● **INFORMATION GIVEN**:
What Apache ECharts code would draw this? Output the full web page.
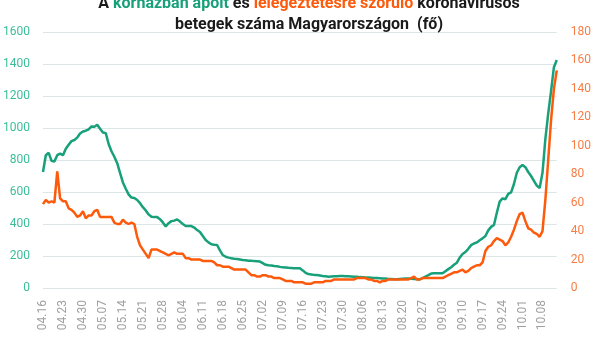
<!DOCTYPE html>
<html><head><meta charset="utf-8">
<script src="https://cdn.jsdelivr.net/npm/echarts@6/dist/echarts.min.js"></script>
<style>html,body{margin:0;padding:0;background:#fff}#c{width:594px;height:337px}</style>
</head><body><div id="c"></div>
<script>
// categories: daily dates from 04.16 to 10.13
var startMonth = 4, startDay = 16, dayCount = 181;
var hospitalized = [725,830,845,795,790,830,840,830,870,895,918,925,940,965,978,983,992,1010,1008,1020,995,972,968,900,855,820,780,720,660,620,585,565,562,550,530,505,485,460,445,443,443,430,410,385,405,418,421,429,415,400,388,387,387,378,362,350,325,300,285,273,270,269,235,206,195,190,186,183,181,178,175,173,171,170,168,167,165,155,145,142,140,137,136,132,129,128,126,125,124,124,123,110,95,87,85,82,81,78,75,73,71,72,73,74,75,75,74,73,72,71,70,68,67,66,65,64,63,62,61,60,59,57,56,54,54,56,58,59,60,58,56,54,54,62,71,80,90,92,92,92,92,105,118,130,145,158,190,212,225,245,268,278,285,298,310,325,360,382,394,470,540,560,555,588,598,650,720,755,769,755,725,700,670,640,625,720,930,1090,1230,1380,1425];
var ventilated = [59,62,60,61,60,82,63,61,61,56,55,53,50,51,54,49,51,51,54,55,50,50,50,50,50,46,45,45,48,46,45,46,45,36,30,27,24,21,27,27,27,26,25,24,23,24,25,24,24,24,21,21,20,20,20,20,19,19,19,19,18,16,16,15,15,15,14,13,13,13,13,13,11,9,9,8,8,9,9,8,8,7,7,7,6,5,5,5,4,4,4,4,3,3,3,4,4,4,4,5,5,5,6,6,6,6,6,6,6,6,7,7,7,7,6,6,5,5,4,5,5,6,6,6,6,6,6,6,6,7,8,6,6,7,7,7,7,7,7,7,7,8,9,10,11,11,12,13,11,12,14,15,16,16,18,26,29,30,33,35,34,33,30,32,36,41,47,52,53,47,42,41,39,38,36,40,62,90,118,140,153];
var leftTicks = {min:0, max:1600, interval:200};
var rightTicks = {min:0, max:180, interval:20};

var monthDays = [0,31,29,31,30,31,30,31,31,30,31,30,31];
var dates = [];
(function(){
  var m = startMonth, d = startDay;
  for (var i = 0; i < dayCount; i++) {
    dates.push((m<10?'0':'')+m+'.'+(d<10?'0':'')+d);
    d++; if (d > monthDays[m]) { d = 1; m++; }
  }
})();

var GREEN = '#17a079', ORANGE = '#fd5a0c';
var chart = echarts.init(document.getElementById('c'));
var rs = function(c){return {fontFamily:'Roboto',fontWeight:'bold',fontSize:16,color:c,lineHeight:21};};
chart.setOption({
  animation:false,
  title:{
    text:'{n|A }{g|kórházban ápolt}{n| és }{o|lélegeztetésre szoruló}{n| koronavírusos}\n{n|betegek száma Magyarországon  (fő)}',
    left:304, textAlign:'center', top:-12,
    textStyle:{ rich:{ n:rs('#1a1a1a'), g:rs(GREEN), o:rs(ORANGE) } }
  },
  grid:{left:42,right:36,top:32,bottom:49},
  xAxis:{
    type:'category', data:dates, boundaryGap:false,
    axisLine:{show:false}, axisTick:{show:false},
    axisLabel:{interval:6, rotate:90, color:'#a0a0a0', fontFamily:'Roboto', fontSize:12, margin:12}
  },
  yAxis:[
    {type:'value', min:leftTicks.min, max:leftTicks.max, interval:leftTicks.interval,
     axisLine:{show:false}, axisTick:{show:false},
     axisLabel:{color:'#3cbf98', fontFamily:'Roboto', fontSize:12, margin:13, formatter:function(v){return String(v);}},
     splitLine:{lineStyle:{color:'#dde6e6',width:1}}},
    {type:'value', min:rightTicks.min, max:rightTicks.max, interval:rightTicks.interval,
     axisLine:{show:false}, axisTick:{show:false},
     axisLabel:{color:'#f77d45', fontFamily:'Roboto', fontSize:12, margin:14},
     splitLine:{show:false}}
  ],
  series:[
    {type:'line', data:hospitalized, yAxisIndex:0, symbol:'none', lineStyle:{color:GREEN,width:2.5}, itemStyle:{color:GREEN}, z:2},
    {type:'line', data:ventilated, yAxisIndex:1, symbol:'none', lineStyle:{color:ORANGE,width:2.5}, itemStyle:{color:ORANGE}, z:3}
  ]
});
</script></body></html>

...

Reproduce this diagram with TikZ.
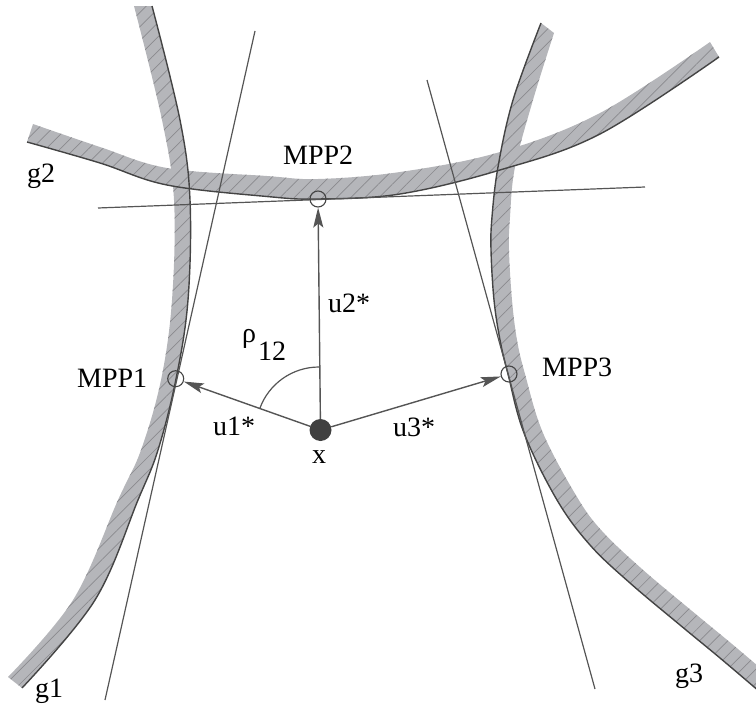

==

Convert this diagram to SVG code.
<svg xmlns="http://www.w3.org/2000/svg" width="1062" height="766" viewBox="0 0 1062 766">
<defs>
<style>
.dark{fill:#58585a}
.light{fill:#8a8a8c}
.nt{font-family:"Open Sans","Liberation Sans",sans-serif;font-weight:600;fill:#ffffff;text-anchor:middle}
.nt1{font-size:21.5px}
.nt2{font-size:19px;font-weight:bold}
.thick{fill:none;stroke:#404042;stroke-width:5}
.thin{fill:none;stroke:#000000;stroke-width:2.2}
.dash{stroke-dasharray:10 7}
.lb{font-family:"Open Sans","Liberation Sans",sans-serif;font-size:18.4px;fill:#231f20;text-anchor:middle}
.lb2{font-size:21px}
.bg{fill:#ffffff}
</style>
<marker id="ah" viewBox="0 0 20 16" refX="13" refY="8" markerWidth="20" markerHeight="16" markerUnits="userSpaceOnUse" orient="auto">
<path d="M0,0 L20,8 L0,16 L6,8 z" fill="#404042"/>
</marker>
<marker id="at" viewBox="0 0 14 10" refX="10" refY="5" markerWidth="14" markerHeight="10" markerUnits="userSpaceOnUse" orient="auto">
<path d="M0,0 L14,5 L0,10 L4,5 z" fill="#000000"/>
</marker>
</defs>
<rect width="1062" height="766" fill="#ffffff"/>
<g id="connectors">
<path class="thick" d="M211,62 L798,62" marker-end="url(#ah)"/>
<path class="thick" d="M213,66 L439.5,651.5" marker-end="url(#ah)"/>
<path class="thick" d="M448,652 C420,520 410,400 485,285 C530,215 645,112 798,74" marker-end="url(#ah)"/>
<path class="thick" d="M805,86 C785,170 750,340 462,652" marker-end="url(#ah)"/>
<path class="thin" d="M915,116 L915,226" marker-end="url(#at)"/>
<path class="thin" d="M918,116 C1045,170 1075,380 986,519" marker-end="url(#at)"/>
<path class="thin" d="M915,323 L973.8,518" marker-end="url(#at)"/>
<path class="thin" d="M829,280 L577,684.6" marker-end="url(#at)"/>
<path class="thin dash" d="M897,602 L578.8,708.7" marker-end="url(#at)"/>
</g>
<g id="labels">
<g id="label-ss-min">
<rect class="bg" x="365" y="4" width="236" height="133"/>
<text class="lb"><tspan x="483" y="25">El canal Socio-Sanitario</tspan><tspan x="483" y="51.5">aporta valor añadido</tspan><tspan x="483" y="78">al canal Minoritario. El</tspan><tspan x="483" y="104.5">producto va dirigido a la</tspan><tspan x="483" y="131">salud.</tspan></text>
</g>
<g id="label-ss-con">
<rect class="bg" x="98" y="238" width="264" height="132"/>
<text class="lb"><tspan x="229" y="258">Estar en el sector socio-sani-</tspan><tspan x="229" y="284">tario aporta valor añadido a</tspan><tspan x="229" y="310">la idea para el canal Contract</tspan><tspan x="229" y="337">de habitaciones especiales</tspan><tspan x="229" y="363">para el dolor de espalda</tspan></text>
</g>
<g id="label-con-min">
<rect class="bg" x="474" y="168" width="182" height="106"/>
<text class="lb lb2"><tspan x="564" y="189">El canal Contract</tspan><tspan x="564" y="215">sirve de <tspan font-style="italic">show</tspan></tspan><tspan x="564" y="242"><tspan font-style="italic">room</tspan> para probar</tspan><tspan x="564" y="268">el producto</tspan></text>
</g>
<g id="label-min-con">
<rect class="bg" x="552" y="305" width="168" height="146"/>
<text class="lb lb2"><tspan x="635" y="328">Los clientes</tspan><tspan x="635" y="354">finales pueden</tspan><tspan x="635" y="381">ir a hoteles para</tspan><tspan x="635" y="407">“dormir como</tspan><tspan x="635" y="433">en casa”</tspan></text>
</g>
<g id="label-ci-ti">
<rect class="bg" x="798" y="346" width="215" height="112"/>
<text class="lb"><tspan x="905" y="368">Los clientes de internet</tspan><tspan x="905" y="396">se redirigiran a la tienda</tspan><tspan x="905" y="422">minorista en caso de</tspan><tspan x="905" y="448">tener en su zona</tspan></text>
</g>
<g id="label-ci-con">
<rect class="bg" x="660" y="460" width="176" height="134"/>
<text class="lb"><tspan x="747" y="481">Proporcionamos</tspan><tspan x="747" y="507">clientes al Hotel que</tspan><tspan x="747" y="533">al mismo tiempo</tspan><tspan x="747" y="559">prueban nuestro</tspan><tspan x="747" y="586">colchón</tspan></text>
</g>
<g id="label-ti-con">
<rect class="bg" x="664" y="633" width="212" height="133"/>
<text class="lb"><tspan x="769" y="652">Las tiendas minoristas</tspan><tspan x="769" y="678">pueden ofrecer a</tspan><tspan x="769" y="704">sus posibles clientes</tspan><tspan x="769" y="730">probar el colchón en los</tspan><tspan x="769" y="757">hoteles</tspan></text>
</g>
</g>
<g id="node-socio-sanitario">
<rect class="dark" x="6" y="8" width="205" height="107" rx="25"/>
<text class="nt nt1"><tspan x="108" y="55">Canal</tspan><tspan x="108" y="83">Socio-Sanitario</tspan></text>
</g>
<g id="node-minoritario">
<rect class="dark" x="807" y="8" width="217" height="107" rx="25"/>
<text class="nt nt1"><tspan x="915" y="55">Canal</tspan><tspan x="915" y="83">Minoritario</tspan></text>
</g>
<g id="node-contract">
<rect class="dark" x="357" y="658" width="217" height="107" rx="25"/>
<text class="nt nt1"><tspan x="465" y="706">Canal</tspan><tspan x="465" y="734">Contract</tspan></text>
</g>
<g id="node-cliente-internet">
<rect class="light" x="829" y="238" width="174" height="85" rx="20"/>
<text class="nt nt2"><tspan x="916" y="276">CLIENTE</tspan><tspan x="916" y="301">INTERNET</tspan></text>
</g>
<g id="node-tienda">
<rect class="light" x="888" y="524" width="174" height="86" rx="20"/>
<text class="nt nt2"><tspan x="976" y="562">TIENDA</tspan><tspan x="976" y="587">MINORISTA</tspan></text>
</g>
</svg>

● **GIVEN EXERCISE**:
Exactly how many lines of the listing above contain the string "diagram"? Give no more than the number.

● **TASK ANSWER**:
2